DIRECTIONS:
Output all the entries word for word. Omit the pictures.

SUPPLIED RECORDS:
※ ※ ※
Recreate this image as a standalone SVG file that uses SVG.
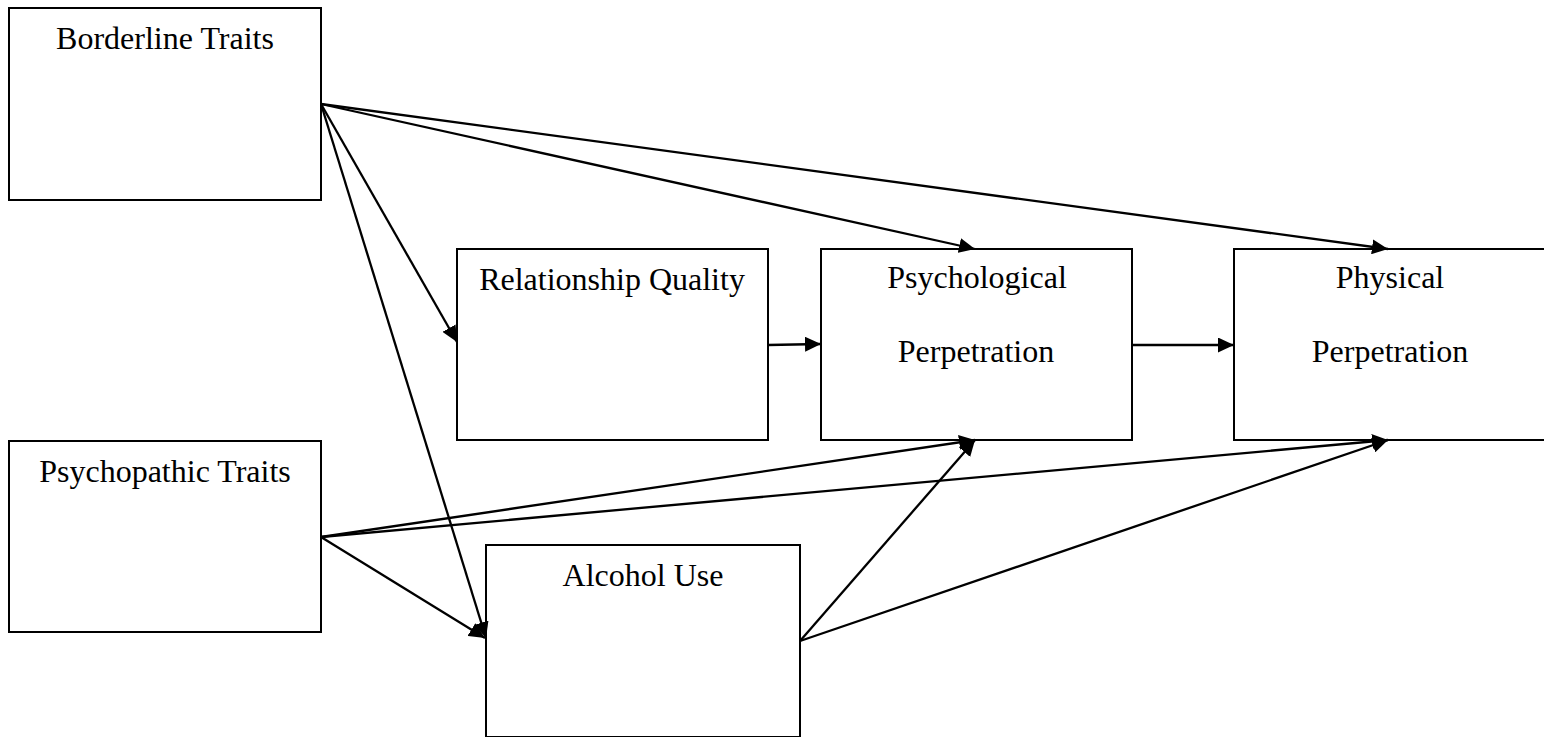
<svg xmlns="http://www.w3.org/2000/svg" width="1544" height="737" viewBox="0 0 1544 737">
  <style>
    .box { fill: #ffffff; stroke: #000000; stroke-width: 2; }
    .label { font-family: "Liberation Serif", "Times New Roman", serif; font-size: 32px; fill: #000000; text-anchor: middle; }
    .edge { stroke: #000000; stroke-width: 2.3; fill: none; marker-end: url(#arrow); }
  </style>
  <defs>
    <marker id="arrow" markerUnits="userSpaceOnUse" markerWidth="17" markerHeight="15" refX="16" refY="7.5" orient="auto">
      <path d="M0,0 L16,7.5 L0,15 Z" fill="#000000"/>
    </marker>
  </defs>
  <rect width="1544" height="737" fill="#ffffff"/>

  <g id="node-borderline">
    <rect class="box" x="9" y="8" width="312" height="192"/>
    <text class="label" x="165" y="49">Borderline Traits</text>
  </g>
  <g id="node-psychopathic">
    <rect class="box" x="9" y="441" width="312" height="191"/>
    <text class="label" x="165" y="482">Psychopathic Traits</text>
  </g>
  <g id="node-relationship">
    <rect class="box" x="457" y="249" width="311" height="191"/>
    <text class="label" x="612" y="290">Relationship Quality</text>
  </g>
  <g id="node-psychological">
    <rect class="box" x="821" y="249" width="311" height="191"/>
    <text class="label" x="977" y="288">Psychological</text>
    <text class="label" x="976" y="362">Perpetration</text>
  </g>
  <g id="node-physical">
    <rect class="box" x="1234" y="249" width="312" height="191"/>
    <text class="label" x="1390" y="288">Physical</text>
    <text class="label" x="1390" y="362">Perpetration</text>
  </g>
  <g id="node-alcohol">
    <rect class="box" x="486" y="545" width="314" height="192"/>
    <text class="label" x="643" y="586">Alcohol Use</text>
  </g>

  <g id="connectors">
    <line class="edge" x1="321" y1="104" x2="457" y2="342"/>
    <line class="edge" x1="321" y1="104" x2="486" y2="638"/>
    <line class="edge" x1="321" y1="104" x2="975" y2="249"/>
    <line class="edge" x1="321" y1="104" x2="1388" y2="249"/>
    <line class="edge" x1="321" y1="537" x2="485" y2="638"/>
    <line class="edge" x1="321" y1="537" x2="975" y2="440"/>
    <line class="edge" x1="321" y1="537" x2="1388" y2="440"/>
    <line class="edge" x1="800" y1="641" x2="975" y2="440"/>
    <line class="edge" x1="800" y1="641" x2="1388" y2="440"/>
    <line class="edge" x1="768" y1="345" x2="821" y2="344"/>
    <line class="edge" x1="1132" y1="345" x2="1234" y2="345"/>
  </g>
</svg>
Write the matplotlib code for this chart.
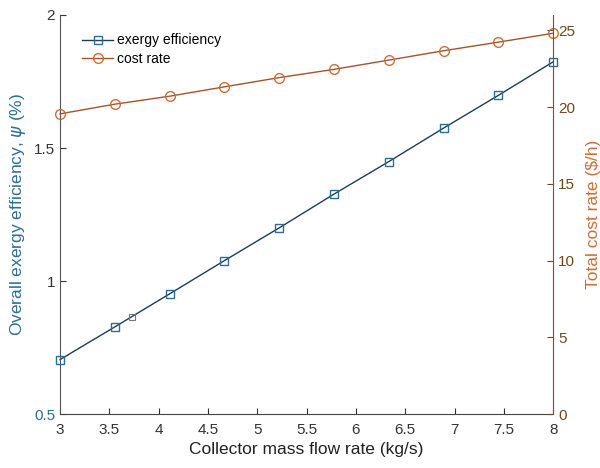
※ ※ ※
WRITTEN SOLUTION:
Recreate this image as a standalone SVG file that uses SVG.
<svg xmlns="http://www.w3.org/2000/svg" width="1544" height="737" viewBox="0 0 1544 737">
  <style>
    .box { fill: #ffffff; stroke: #000000; stroke-width: 2; }
    .label { font-family: "Liberation Serif", "Times New Roman", serif; font-size: 32px; fill: #000000; text-anchor: middle; }
    .edge { stroke: #000000; stroke-width: 2.3; fill: none; marker-end: url(#arrow); }
  </style>
  <defs>
    <marker id="arrow" markerUnits="userSpaceOnUse" markerWidth="17" markerHeight="15" refX="16" refY="7.5" orient="auto">
      <path d="M0,0 L16,7.5 L0,15 Z" fill="#000000"/>
    </marker>
  </defs>
  <rect width="1544" height="737" fill="#ffffff"/>

  <g id="node-borderline">
    <rect class="box" x="9" y="8" width="312" height="192"/>
    <text class="label" x="165" y="49">Borderline Traits</text>
  </g>
  <g id="node-psychopathic">
    <rect class="box" x="9" y="441" width="312" height="191"/>
    <text class="label" x="165" y="482">Psychopathic Traits</text>
  </g>
  <g id="node-relationship">
    <rect class="box" x="457" y="249" width="311" height="191"/>
    <text class="label" x="612" y="290">Relationship Quality</text>
  </g>
  <g id="node-psychological">
    <rect class="box" x="821" y="249" width="311" height="191"/>
    <text class="label" x="977" y="288">Psychological</text>
    <text class="label" x="976" y="362">Perpetration</text>
  </g>
  <g id="node-physical">
    <rect class="box" x="1234" y="249" width="312" height="191"/>
    <text class="label" x="1390" y="288">Physical</text>
    <text class="label" x="1390" y="362">Perpetration</text>
  </g>
  <g id="node-alcohol">
    <rect class="box" x="486" y="545" width="314" height="192"/>
    <text class="label" x="643" y="586">Alcohol Use</text>
  </g>

  <g id="connectors">
    <line class="edge" x1="321" y1="104" x2="457" y2="342"/>
    <line class="edge" x1="321" y1="104" x2="486" y2="638"/>
    <line class="edge" x1="321" y1="104" x2="975" y2="249"/>
    <line class="edge" x1="321" y1="104" x2="1388" y2="249"/>
    <line class="edge" x1="321" y1="537" x2="485" y2="638"/>
    <line class="edge" x1="321" y1="537" x2="975" y2="440"/>
    <line class="edge" x1="321" y1="537" x2="1388" y2="440"/>
    <line class="edge" x1="800" y1="641" x2="975" y2="440"/>
    <line class="edge" x1="800" y1="641" x2="1388" y2="440"/>
    <line class="edge" x1="768" y1="345" x2="821" y2="344"/>
    <line class="edge" x1="1132" y1="345" x2="1234" y2="345"/>
  </g>
</svg>
Write the matplotlib code for this chart.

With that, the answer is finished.